Nick loves to go talk to his mother’s headstone. His family were all hippies, and his father is living in a cave somewhere. Somewhere where Lucy has to travel for her work as some sort of booking agent, and she suggests he and Konrad come along to celebrate his birthday. Konrad begins reading the in-flight magazine out of boredom and some twisted sense of spite, but becomes fascinated with the pop star Corsica Coleman.
At this music festival is where Konrad meets his ex’s lookalike, who eventually convinces him to go get her some cocaine. The elevator of the shifty building happens to lose power as he’s trying to return to her, and he becomes trapped with Corsica herself. Something about him sparks a change in her. Meanwhile, Lucy and Nick are out for drinks (which, when Corsica doesn’t show and Lucy isn’t there to put one of her bands in the empty slot, eventually costs her a job).
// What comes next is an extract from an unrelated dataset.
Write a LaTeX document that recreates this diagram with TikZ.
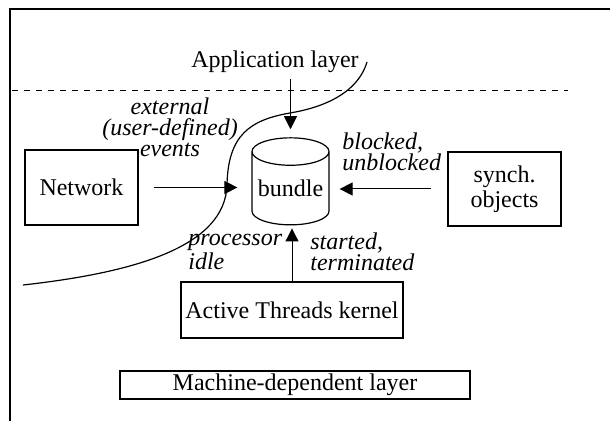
\documentclass[tikz,border=0pt]{standalone}
\usepackage{fontspec}
\setmainfont{Liberation Serif}
\usetikzlibrary{arrows.meta,shapes.geometric}

\begin{document}
\begin{tikzpicture}[
  x=0.5pt,
  y=-0.5pt,
  font=\fontsize{12}{12.5}\selectfont,
  box/.style={
    draw,
    line width=0.6pt,
    inner sep=0pt
  },
  store/.style={
    draw,
    line width=0.6pt,
    cylinder,
    shape border rotate=90,
    aspect=0.42,
    minimum width=38.5pt,
    minimum height=43.5pt,
    inner sep=0pt
  },
  event/.style={
    font=\fontsize{12}{10.5}\selectfont\itshape,
    inner sep=0pt,
    align=left
  },
  a/.style={
    -{Triangle[length=6.5pt,width=6.5pt]},
    line width=0.5pt
  }
  ]
  \useasboundingbox (0,0) rectangle (610,421);

  % frame, layer line and the boundary curve
  \draw [line width=1pt] (10,421) -- (10,9) -- (610,9);
  \draw [dash pattern=on 3pt off 3pt, line width=0.5pt] (12,91) -- (568,91);
  \draw [line width=0.6pt] (367,62) .. controls (357,95) and (320,108) .. (290,113)
    .. controls (250,120) and (228,135) .. (227,185)
    .. controls (225,245) and (140,272) .. (23,285);

  \node (app) [inner sep=3pt] at (275,62) {Application layer};
  \node (network) [box,minimum width=56.5pt,minimum height=37.5pt] at (81.5,187.5) {Network};
  \node (bundle) [store] at (290.5,188.5) {bundle};
  \node (synch) [box,minimum width=56.5pt,minimum height=37pt,align=center] at (504.5,189) {synch.\\objects};
  \node (kernel) [box,minimum width=111pt,minimum height=28pt] at (292,310) {Active Threads kernel};
  \node (machine) [box,minimum width=175pt,minimum height=14pt] at (295,385) {Machine-dependent layer};

  % event labels
  \node (external) [event,align=center] at (170,127) {external\\(user-defined)\\events};
  \node (blocked) [event,anchor=west] at (342,152) {blocked,\\unblocked};
  \node (idle) [event,anchor=west] at (188,252) {processor\\idle};
  \node (started) [event,anchor=west] at (310,252) {started,\\terminated};

  \draw [a,shorten >=4pt] (bundle.north |- app.south) to (bundle.north);
  \draw [a,shorten <=7.5pt,shorten >=7pt] (network.east) to (network.east -| bundle.west);
  \draw [a,shorten <=8pt,shorten >=5pt] (synch.west) to (synch.west -| bundle.east);
  \draw [a,shorten >=1.5pt] (kernel.north) to (kernel.north |- bundle.south);
\end{tikzpicture}
\end{document}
They get very drunk and very affectionate.
After that night, Nick and Lucy are essentially dating, though it seems they never really made that clear to one another. Nick goes to visit his dad, Ilove (what a hippie name, right?) which goes surprisingly well. After their return, Samoan Sam does some more weird illegal-but-not-exactly-threatening stuff (the poor horse plushies) just before the trial, in which Nick is only given a fine and some community service, instead of the jailtime Josh was pushing for.
Konrad, meanwhile, seems to have fallen for Corsica, despite his highly vocal disdain for popular culture as a whole and frequent derision of her in the past. We learn that Lucy’s ex didn’t leave her, he died pushing her out of the way of a speeding car. She feels the need to seek his forgiveness before pursuing Nick wholeheartedly. Corsica meets up with Konrad several times while staying out of the public eye and they share happy dreams of changing the world for the better. Josh trashes some paintings in a fit of childish rage. Sofia begins putting her suspicions together and goes to warn Nick of the danger he’s in.
When Samoan Sam returns to the apartment with an equally large friend, Konrad manages to fend them both off, through force of will (and liberal application of his arm cast from Sam’s previous visit). Unfortunately, Sofia’s visit throws Nick back into the pit he had so nearly escaped, while Lucy falls ever deeper for him. Eventually Lucy grows curious about Nick’s paintings that he guards so carefully from the eyes of others. She is horrified to discover they’re all Sofia.
She confronts him, and that is the end of any fond interactions between them, as it comes out he slept with Sofia very recently indeed. Corsica and Konrad organize a benefit concert, with great help from Lucy. Josh comes to Lucy’s home in a fit of despair and sleeps on her couch for a night. When she finds a lovingly crafted note saying only “Sofia” that Josh had dropped by mistake, she is hit by a stroke of brilliance.
A new exhibit is set up in Josh’s gallery, to replace the paintings he destroyed. An exhibit full of Nick’s works. Sofia herself features as a living art piece, infatuated with Nick now that he’s “made something of himself”. Corsica shows up to announce the benefit concert they’d been working so hard on behind the scenes. Lucy refuses to attend, despite her single-handed orchestration of the event. Sofia reconciles with Josh after Nick rejects her.
Corsica publicly announces her romantic feelings for Konrad, and Nick makes a last ditch effort to win Lucy back, a carefully painted piece of Lucy and her deceased lover performing together as students. It fails. Lucy leaves for Germany with the band she now manages and unfortunately there’s a sequel.
The writing was... inconsistent. There were moments and even stretches of absolute brilliance that I adored and that I immediately wanted to share with others, but at the same time those moments would occasionally disappear. There were typing errors, skipped words and misspellings and other minor flaws that shouldn’t have mattered but sort of threw me out of my groove, so to speak. I can understand the author’s choices but I was still deeply incensed that Nick and Lucy did not get back together.
I think perhaps a little more time spent editing would have been good. It feels like it was written in fits and spurts, as long chunks will have similar voice but not feel quite the same as preceding or following chunks. It seems to me that the thing the author needs the most is simply more practice, strengthening their “voice” so they don’t have to consciously direct energy towards being consistent.